Monster trucks and midsized regrets

By Kimberly Mayer, Journal contributor

The year-round population of San Juan Island is a little over 8,500. In summer, it swells to twice that, which makes it easier to get around the town of Friday Harbor and find parking off season. But it wasn’t summer yet when, in a parking lot, I witnessed an accident in slow motion. A large pick-up truck, attempting to park, dented the side of a shiny new luxury SUV. The driver hopped out of the truck and looked bewildered. Are parking spaces too small? Are vehicles too large? Are we all not trained truck drivers? The answer to all that is yes.

Years ago, the tabloid website outlet TMZ broke the story of California’s First Lady, Maria Shriver, caught on camera holding a cellphone to her ear while driving in Brentwood. Just one year earlier, Gov. Arnold Schwarzenegger had made the use of hand-held mobile devices illegal while driving. The story was then picked up by mainstream media. (“Shriver and her cell phone,” by Meghan Daum, Oct. 15, 2009, Los Angeles Times). People were abuzz.

“There’s going to be swift action,” said the governor. But the big crime to me at the time was the largeness of her car, a black Cadillac Escalade.

In the years that followed, the American appetite only grew for ever larger SUVs, pick-up trucks and swollen vans. Demand for the sedan dwindled. Today, nearly half of the U.S. population owns a truck, and trucks have become supersized.

“The consequences of this vehicle growth trend are far from benign. Cities and infrastructures designed for smaller vehicles are now grappling with oversized vehicles,” according to The Finn Blog 2025. Parking, road congestion and, most critically, the increase in size, are also more dangerous to people walking and biking, wheelchair users and children. Blind spots are created when the driver sits higher and the front of the truck is higher. And while cars with lower hoods might have struck pedestrians in the legs, the supersize truck strikes torsos and heads. “To put it simply, pick-up trucks and SUVs are two to three times more likely than smaller vehicles to kill people in the event of a crash,” wrote Steve Davis, April 12, 2021, for the nonprofit organization Smart Growth America.

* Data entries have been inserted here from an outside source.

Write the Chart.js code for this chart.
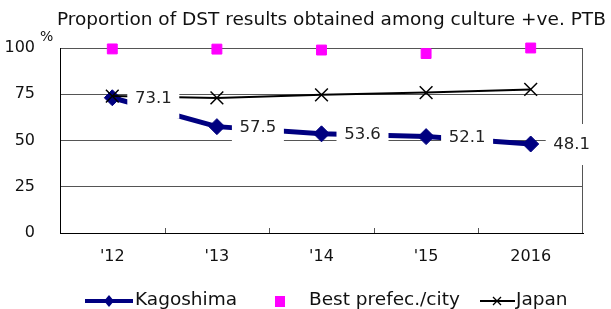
<!DOCTYPE html>
<html>
<head>
<meta charset="utf-8">
<script src="https://cdn.jsdelivr.net/npm/chart.js@4/dist/chart.umd.min.js"></script>
<style>
  body { margin: 0; background: #fff; font-family: "DejaVu Sans", Verdana, sans-serif; color: #111; }
  #wrap { position: relative; width: 611px; height: 309px; overflow: hidden; }
  #chart { position: absolute; left: 0; top: 0; }
  #title { position: absolute; left: 57px; top: 8px; font-size: 18.5px; white-space: nowrap; }
  #pct { position: absolute; left: 40px; top: 28px; font-size: 14px; }
  .leg { position: absolute; top: 288px; font-size: 18.5px; white-space: nowrap; line-height: 22px; }
  .leg canvas { position: absolute; top: 0; }
</style>
</head>
<body>
<div id="wrap">
  <canvas id="chart" width="611" height="309"></canvas>
  <div id="title">Proportion of DST results obtained among culture +ve. PTB</div>
  <div id="pct">%</div>
  <div class="leg" style="left:135px"><canvas id="lg0" width="52" height="22" style="left:-52px"></canvas>Kagoshima</div>
  <div class="leg" style="left:309px"><canvas id="lg1" width="14" height="22" style="left:-36px"></canvas>Best prefec./city</div>
  <div class="leg" style="left:516px"><canvas id="lg2" width="38" height="22" style="left:-38px"></canvas>Japan</div>
</div>
<script>
// data
const years = ["'12", "'13", "'14", "'15", "2016"];
const kagoshima = [73.1, 57.5, 53.6, 52.1, 48.1];
const bestPref = [99.5, 99.4, 98.9, 97.0, 100];
const japan = [74.0, 73.0, 74.7, 75.9, 77.6];
const yTicks = [0, 25, 50, 75, 100];

const NAVY = '#000080';
const PINK = '#ff00ff';

// white boxes with the Kagoshima values, right of each point
const valueBoxes = {
  id: 'valueBoxes',
  afterDatasetsDraw(chart) {
    const ctx = chart.ctx;
    const meta = chart.getDatasetMeta(0);
    ctx.save();
    ctx.font = '16.5px "DejaVu Sans"';
    ctx.textAlign = 'center';
    ctx.textBaseline = 'middle';
    meta.data.forEach((pt, i) => {
      const x = pt.x + 15;
      ctx.fillStyle = '#fff';
      ctx.fillRect(x, pt.y - 20, 52, 41);
      ctx.fillStyle = '#222';
      ctx.fillText(kagoshima[i].toFixed(1), x + 26, pt.y + 1);
    });
    ctx.restore();
  }
};

// right border + small inner tick marks between categories
const frame = {
  id: 'frame',
  beforeDatasetsDraw(chart) {
    const { ctx, chartArea: a, scales: { x } } = chart;
    const half = (x.getPixelForValue(1) - x.getPixelForValue(0)) / 2;
    ctx.save();
    ctx.strokeStyle = '#555';
    ctx.lineWidth = 1;
    ctx.beginPath();
    ctx.moveTo(Math.round(a.right) - 0.5, a.top);
    ctx.lineTo(Math.round(a.right) - 0.5, a.bottom);
    for (let i = 0; i < years.length - 1; i++) {
      const bx = Math.round(x.getPixelForValue(i) + half) + 0.5;
      ctx.moveTo(bx, a.bottom);
      ctx.lineTo(bx, a.bottom - 5);
    }
    ctx.stroke();
    ctx.restore();
  }
};

new Chart(document.getElementById('chart'), {
  type: 'line',
  data: {
    labels: years,
    datasets: [
      {
        label: 'Kagoshima',
        data: kagoshima,
        borderColor: NAVY,
        backgroundColor: NAVY,
        borderWidth: 5,
        pointStyle: 'rectRot',
        pointRadius: 8,
        pointBorderWidth: 1,
        order: 1
      },
      {
        label: 'Best prefec./city',
        data: bestPref,
        showLine: false,
        borderColor: PINK,
        backgroundColor: PINK,
        pointStyle: 'rect',
        pointRadius: 7,
        pointBorderWidth: 1,
        clip: false,
        order: 2
      },
      {
        label: 'Japan',
        data: japan,
        borderColor: '#000',
        backgroundColor: '#000',
        borderWidth: 2,
        pointStyle: 'crossRot',
        pointRadius: 9,
        pointBorderWidth: 1.5,
        order: 0
      }
    ]
  },
  options: {
    responsive: false,
    animation: false,
    layout: { padding: { left: 0, right: 28, top: 48, bottom: 0 } },
    plugins: { legend: { display: false }, tooltip: { enabled: false } },
    scales: {
      x: {
        offset: true,
        grid: { display: false },
        border: { display: true, color: '#000', width: 1 },
        ticks: { color: '#111', font: { family: 'DejaVu Sans', size: 16 }, padding: 6 },
        afterFit: s => { s.height = 309 - 48 - 185; }
      },
      y: {
        min: 0,
        max: 100,
        afterBuildTicks: s => { s.ticks = yTicks.map(v => ({ value: v })); },
        grid: { color: '#555', lineWidth: 1, drawTicks: false },
        border: { display: true, color: '#000', width: 1 },
        ticks: { color: '#111', font: { family: 'DejaVu Sans', size: 16 }, padding: 25 },
        afterFit: s => { s.width = 60; }
      }
    }
  },
  plugins: [frame, valueBoxes]
});

// legend symbols
function sym(id, draw) {
  const c = document.getElementById(id).getContext('2d');
  draw(c);
}
sym('lg0', c => {
  c.fillStyle = NAVY;
  c.fillRect(2, 11, 48, 4);
  c.beginPath();
  c.moveTo(26, 7); c.lineTo(31, 13); c.lineTo(26, 19); c.lineTo(21, 13); c.closePath();
  c.fill();
});
sym('lg1', c => {
  c.fillStyle = PINK;
  c.fillRect(2, 8, 10, 11);
});
sym('lg2', c => {
  c.strokeStyle = '#000';
  c.lineWidth = 2;
  c.beginPath(); c.moveTo(2, 13); c.lineTo(37, 13); c.stroke();
  c.lineWidth = 1.3;
  c.beginPath();
  c.moveTo(15, 9); c.lineTo(23, 17); c.moveTo(23, 9); c.lineTo(15, 17);
  c.stroke();
});
</script>
</body>
</html>
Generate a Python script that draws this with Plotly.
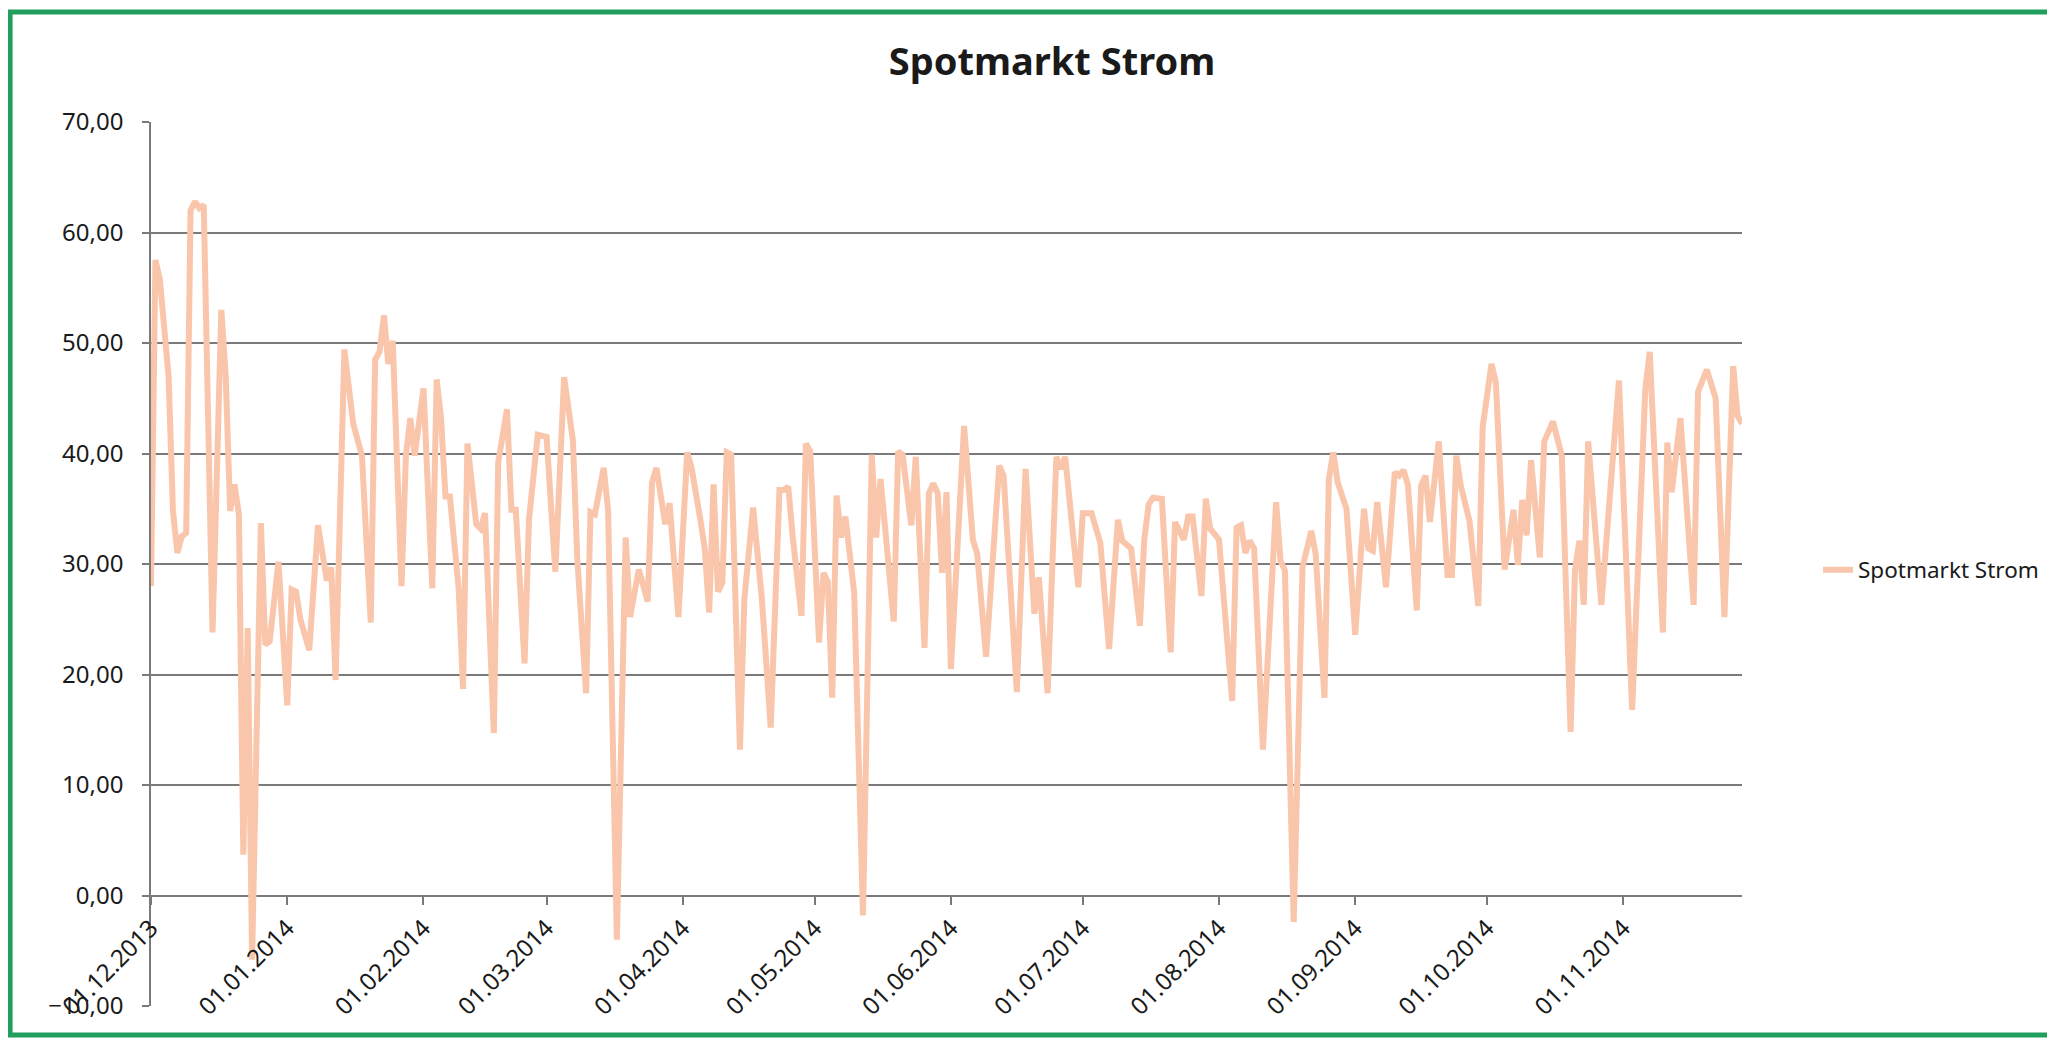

These giants have finally become too much vehicle for us to handle. I know, I drive one. Not as massive as Maria Shriver’s black Cadillac Escalade, but a midsized SUV, which I consider huge. Mirrors help in the back, but not in the front. As I come over a rise to our drive, for a breathless moment, I see nothing at all before me until the car levels out. My heart has always been in something smaller.

At age 6, my grandson is obsessed with Monster Trucks. He collects them, plays with them, draws them, wears them proudly on T-shirts, and is super excited whenever he spots one. He will get over it, but will we?